My honeymoon is punctuated with memories of dutch cookies, the best green beans I’ve ever had in my life, and lamb (sorry, pre-veggie days) in Aruba. I associate childhood memories of times with my beloved Aunt Candy, who has now passed, with her deviled eggs, garlic bread and homemade blue-cheese dressing. Now I can remember this laughter and conversation-filled night with Oaxacan Chocolate Milkshakes (which I have truly not stopped thinking about since), her Mom’s Tomato Sandwiches which ask for homemade bread which I have admittedly not made to go along with- but picked up someone else’s homemade bread and made many times already since this night!

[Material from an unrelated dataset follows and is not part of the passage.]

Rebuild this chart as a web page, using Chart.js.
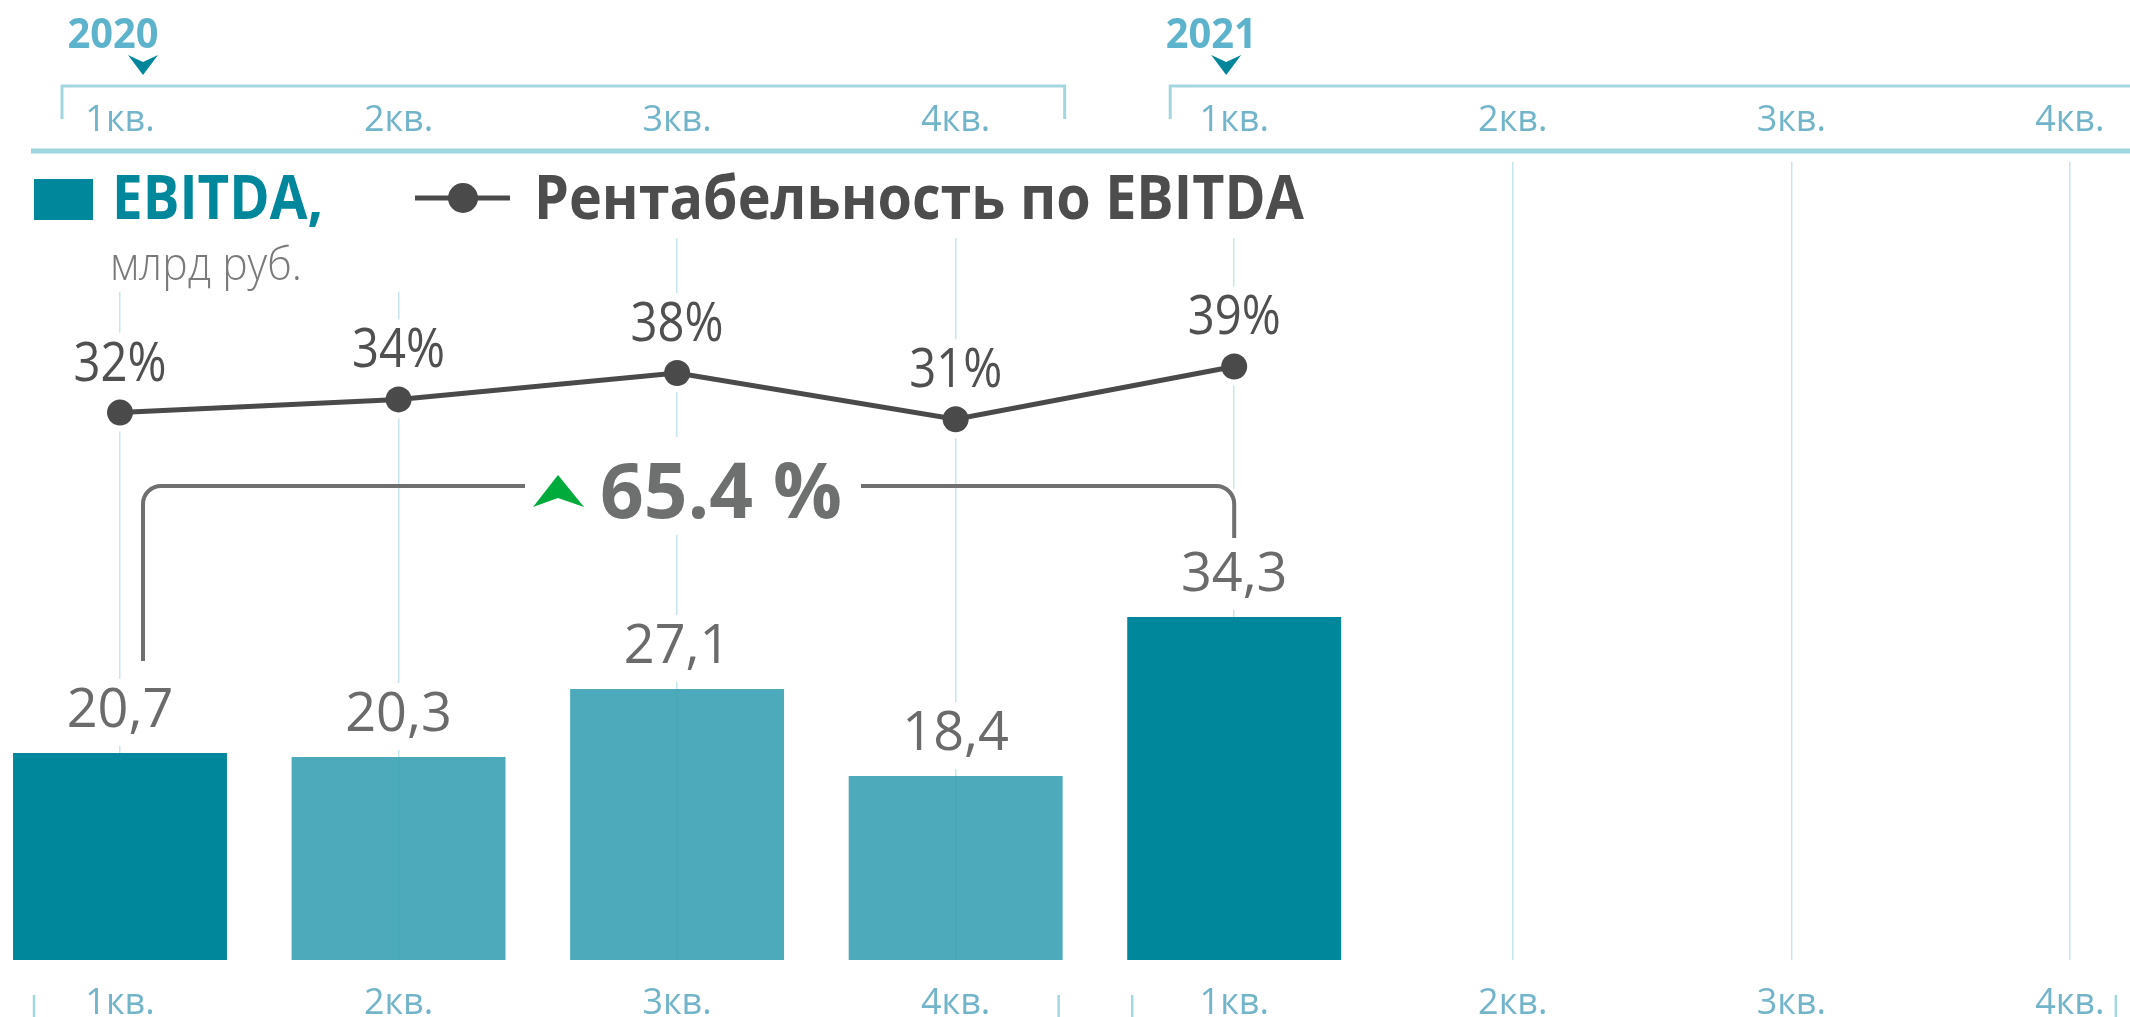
<!DOCTYPE html>
<html lang="ru">
<head>
<meta charset="UTF-8">
<title>EBITDA и рентабельность по EBITDA</title>
<script src="https://cdn.jsdelivr.net/npm/chart.js"></script>
<style>
  html, body { margin: 0; padding: 0; background: #fff; }
  #ebitda-chart { display: block; }
</style>
</head>
<body>
<canvas id="ebitda-chart" width="2130" height="1017"></canvas>
<script>
// данные
const quarters = ['1кв.', '2кв.', '3кв.', '4кв.', '1кв.', '2кв.', '3кв.', '4кв.'];
const years = ['2020', '2021'];
const ebitda = [20.7, 20.3, 27.1, 18.4, 34.3, null, null, null];   // млрд руб.
const margin = [32, 34, 38, 31, 39, null, null, null];             // %
const growth = '65.4 %';

const DARK = '#00879c';
const LIGHT = 'rgba(58,161,179,0.9)';
const GRID = '#c6e5ec';
const PALE = '#a3d7e0';
const AXIS_TEXT = '#72b4c9';
const LINE = '#4a4a4a';

// текст с подгонкой ширины (шрифт в оригинале узкий)
function drawText(ctx, str, x, y, font, color, align, width) {
    ctx.save();
    ctx.font = font;
    ctx.fillStyle = color;
    ctx.textBaseline = 'alphabetic';
    ctx.textAlign = 'left';
    const w = ctx.measureText(str).width;
    const sx = width ? width / w : 1;
    const x0 = align === 'center' ? x - w * sx / 2 : (align === 'right' ? x - w * sx : x);
    ctx.translate(x0, y);
    ctx.scale(sx, 1);
    ctx.fillText(str, 0, 0);
    ctx.restore();
}

const decor = {
    id: 'decor',
    beforeDatasetsDraw(chart) {
        const ctx = chart.ctx;
        const xs = chart.scales.x, yb = chart.scales.y, yl = chart.scales.y1;
        ctx.save();
        ctx.fillStyle = '#fff';
        // белые подложки под легенду и подписи (перекрывают сетку)
        ctx.fillRect(0, 150, 1320, 88);
        ctx.fillRect(0, 150, 420, 142);
        margin.forEach((v, i) => {
            if (v == null) return;
            const x = xs.getPixelForValue(i), y = yl.getPixelForValue(v);
            ctx.fillRect(x - 60, y - 80, 120, 99);
        });
        ebitda.forEach((v, i) => {
            if (v == null) return;
            const x = xs.getPixelForValue(i), top = yb.getPixelForValue(v);
            ctx.fillRect(x - 62, top - 74, 124, 67);
        });
        const c4 = xs.getPixelForValue(4);
        ctx.fillRect(c4 - 22, 489, 44, 60);
        ctx.fillRect(590, 437, 262, 98);
        ctx.restore();
    },
    afterDatasetsDraw(chart) {
        const ctx = chart.ctx;
        const xs = chart.scales.x, yb = chart.scales.y, yl = chart.scales.y1;
        const c0 = xs.getPixelForValue(0), c3 = xs.getPixelForValue(3), c4 = xs.getPixelForValue(4), c7 = xs.getPixelForValue(7);

        // подписи значений
        ebitda.forEach((v, i) => {
            if (v == null) return;
            const label = v.toFixed(1).replace('.', ',');
            drawText(ctx, label, xs.getPixelForValue(i), yb.getPixelForValue(v) - 26, '54px "Open Sans"', '#6b6b6b', 'center');
        });
        margin.forEach((v, i) => {
            if (v == null) return;
            drawText(ctx, v + '%', xs.getPixelForValue(i), yl.getPixelForValue(v) - 32, '55px "Open Sans"', '#505050', 'center', 93);
        });

        // скобка роста
        ctx.save();
        ctx.strokeStyle = '#707070';
        ctx.lineWidth = 4;
        const by = 486, r = 18;
        const lx = c0 + 23, lBottom = yb.getPixelForValue(ebitda[0]) - 92;
        const rBottom = yb.getPixelForValue(ebitda[4]) - 79;
        ctx.beginPath();
        ctx.moveTo(lx, lBottom);
        ctx.lineTo(lx, by + r);
        ctx.arcTo(lx, by, lx + r, by, r);
        ctx.lineTo(525, by);
        ctx.moveTo(861, by);
        ctx.lineTo(c4 - r, by);
        ctx.arcTo(c4, by, c4, by + r, r);
        ctx.lineTo(c4, rBottom);
        ctx.stroke();
        ctx.fillStyle = '#00ab3c';
        ctx.beginPath();
        ctx.moveTo(558, 475);
        ctx.lineTo(584, 507);
        ctx.lineTo(558, 498);
        ctx.lineTo(533, 507);
        ctx.closePath();
        ctx.fill();
        ctx.restore();
        drawText(ctx, growth, 600, 518, 'bold 77px "Open Sans"', '#6d706f', 'left', 242);

        // легенда
        ctx.save();
        ctx.fillStyle = DARK;
        ctx.fillRect(34, 179, 59, 41);
        ctx.strokeStyle = LINE;
        ctx.lineWidth = 5;
        ctx.beginPath();
        ctx.moveTo(415, 198);
        ctx.lineTo(510, 198);
        ctx.stroke();
        ctx.fillStyle = LINE;
        ctx.beginPath();
        ctx.arc(463, 198, 15, 0, Math.PI * 2);
        ctx.fill();
        ctx.restore();
        drawText(ctx, 'EBITDA,', 112, 219, 'bold 60px "Open Sans"', DARK, 'left', 211);
        drawText(ctx, 'Рентабельность по EBITDA', 534, 219, 'bold 60px "Open Sans"', '#4d4d4d', 'left', 770);
        drawText(ctx, 'млрд руб.', 110, 280, '300 46px "Open Sans"', '#7a7a7a', 'left', 192);

        // шапка: годы, стрелки, скобки
        ctx.save();
        ctx.strokeStyle = PALE;
        ctx.lineWidth = 3;
        ctx.beginPath();
        ctx.moveTo(c0 - 58, 119); ctx.lineTo(c0 - 58, 86); ctx.lineTo(c3 + 109, 86); ctx.lineTo(c3 + 109, 119);
        ctx.moveTo(c4 - 64, 119); ctx.lineTo(c4 - 64, 86); ctx.lineTo(2130, 86);
        ctx.stroke();
        ctx.strokeStyle = '#9fd5de';
        ctx.lineWidth = 5;
        ctx.beginPath();
        ctx.moveTo(31, 151); ctx.lineTo(2130, 151);
        ctx.stroke();
        // засечки внизу
        ctx.strokeStyle = PALE;
        ctx.lineWidth = 2.5;
        ctx.beginPath();
        [c0 - 86, c3 + 103, c4 - 102, c7 + 46].forEach(x => { ctx.moveTo(x, 995); ctx.lineTo(x, 1017); });
        ctx.stroke();
        ctx.fillStyle = '#00869b';
        [c0 + 23, c4 - 8].forEach(tx => {
            ctx.beginPath();
            ctx.moveTo(tx, 75);
            ctx.lineTo(tx - 15, 55);
            ctx.lineTo(tx, 62);
            ctx.lineTo(tx + 15, 55);
            ctx.closePath();
            ctx.fill();
        });
        ctx.restore();
        drawText(ctx, years[0], c0 - 7, 48, 'bold 42px "Open Sans"', '#5db3cb', 'center', 91);
        drawText(ctx, years[1], c4 - 23, 48, 'bold 42px "Open Sans"', '#5db3cb', 'center', 91);
    }
};

const tickFont = { family: 'Open Sans', size: 36, lineHeight: 1 };

new Chart(document.getElementById('ebitda-chart'), {
    data: {
        labels: quarters,
        datasets: [
            {
                type: 'line',
                label: 'Рентабельность по EBITDA',
                data: margin,
                yAxisID: 'y1',
                order: 0,
                borderColor: LINE,
                borderWidth: 5,
                tension: 0,
                pointRadius: 13,
                pointBorderWidth: 0,
                pointBackgroundColor: LINE,
                spanGaps: false
            },
            {
                type: 'bar',
                label: 'EBITDA',
                data: ebitda,
                yAxisID: 'y',
                order: 1,
                clip: false,
                backgroundColor: c => quarters[c.dataIndex] === '1кв.' ? DARK : LIGHT,
                borderWidth: 0,
                barPercentage: 0.768,
                categoryPercentage: 1
            }
        ]
    },
    options: {
        responsive: false,
        animation: false,
        devicePixelRatio: 1,
        // ось берёт 2*padding + высоту подписи, поэтому снизу отрицательный отступ
        layout: { padding: { left: 120, right: 57, top: 79, bottom: -30 } },
        plugins: { legend: { display: false }, tooltip: { enabled: false } },
        scales: {
            x: {
                type: 'category',
                position: 'bottom',
                offset: false,
                grid: { color: GRID, lineWidth: 1.5, drawTicks: false, offset: false },
                border: { display: false },
                ticks: { color: AXIS_TEXT, font: tickFont, padding: 25.5, maxRotation: 0, autoSkip: false }
            },
            xTop: {
                type: 'category',
                position: 'top',
                offset: false,
                grid: { display: false, drawTicks: false },
                border: { display: false },
                ticks: { color: AXIS_TEXT, font: tickFont, padding: 23.5, maxRotation: 0, autoSkip: false }
            },
            y: { display: false, min: 0, max: 79.8 },
            y1: { display: false, min: -51, max: 70 }
        }
    },
    plugins: [decor]
});
</script>
</body>
</html>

I don’t want to give away too much about the book, but it’s honestly beautiful and filled with exactly what I care about–ephemera, memories, hilarious stories (like finding a fly in a bottle of wine which turned into a life-changing trip to France for the first time) and family traditions.
Thank you so much Joanne for being so welcoming and supportive and for sharing so many wonderful stories and so much delicious food to pair with it! All neurosis aside, my salad ended up looking pretty beautiful despite my knife issues, and most importantly, it was delicious!